Diagram of a mesh network data system for soil moisture

Architecture of an end-to-end mesh network data collection system. (Image: lifeunderyourfeet.org)

What is a Mesh Network?

In a mesh wireless sensor network, specially designed radio units (nodes) use proprietary or open communications protocols to self-organize and can pass measurement information back to central units called gateways. Different from star networks where each node communicates directly to the gateway, mesh networks pass data to each other, acting as repeater for other nodes when necessary.

Image of 37 sampling locations at the Smithsonian Environmental Research Center

These are the 37 sampling locations at the Smithsonian Environmental Research Center (SERC) in Edgewater, MD. Data from this deployment is aimed at understanding the effect of forest age, leaf litter input, and earthworm abundance on soil carbon cycling. (Image: lifeunderyourfeet.org)

With low power and reliability as their goal, they are deployed in dense networks to automatically measure conditions such as temperature and soil moisture.

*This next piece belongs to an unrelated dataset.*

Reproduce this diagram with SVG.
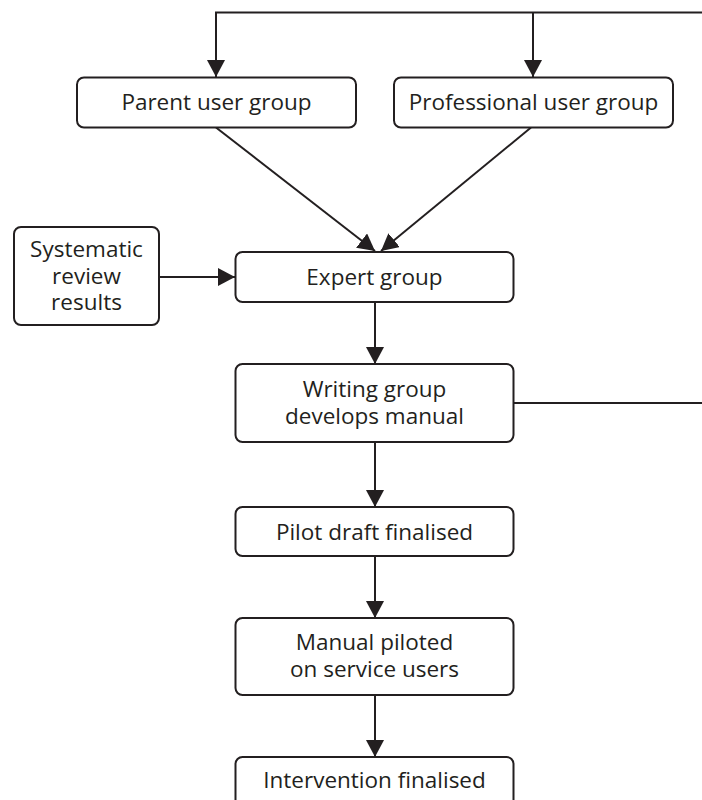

These node measurements are taken every few hours over several months. The data are then uploaded onto computers, where it can be maintained and searched. Kathy explains “Without an autonomous sensor system, experiments in need of accurate information about a multitude of environmental parameters on various spatial and temporal scales require a superhuman effort. The inexpensive nature of these sensors enable scientists to place a high-resolution grid of sensors in the field, and get frequent readouts.  This provides an extremely rich data set about the correlations and subtle differences among many parameters, allowing ecologists to design experiments that study not only the gross effects of environmental variables, but also the subtle relations between gradients and small temporal changes.”

Sunlight shining through trees in a forest

Without an autonomous sensor system, experiments in need of accurate information about a multitude of environmental parameters on various spatial and temporal scales require a superhuman effort.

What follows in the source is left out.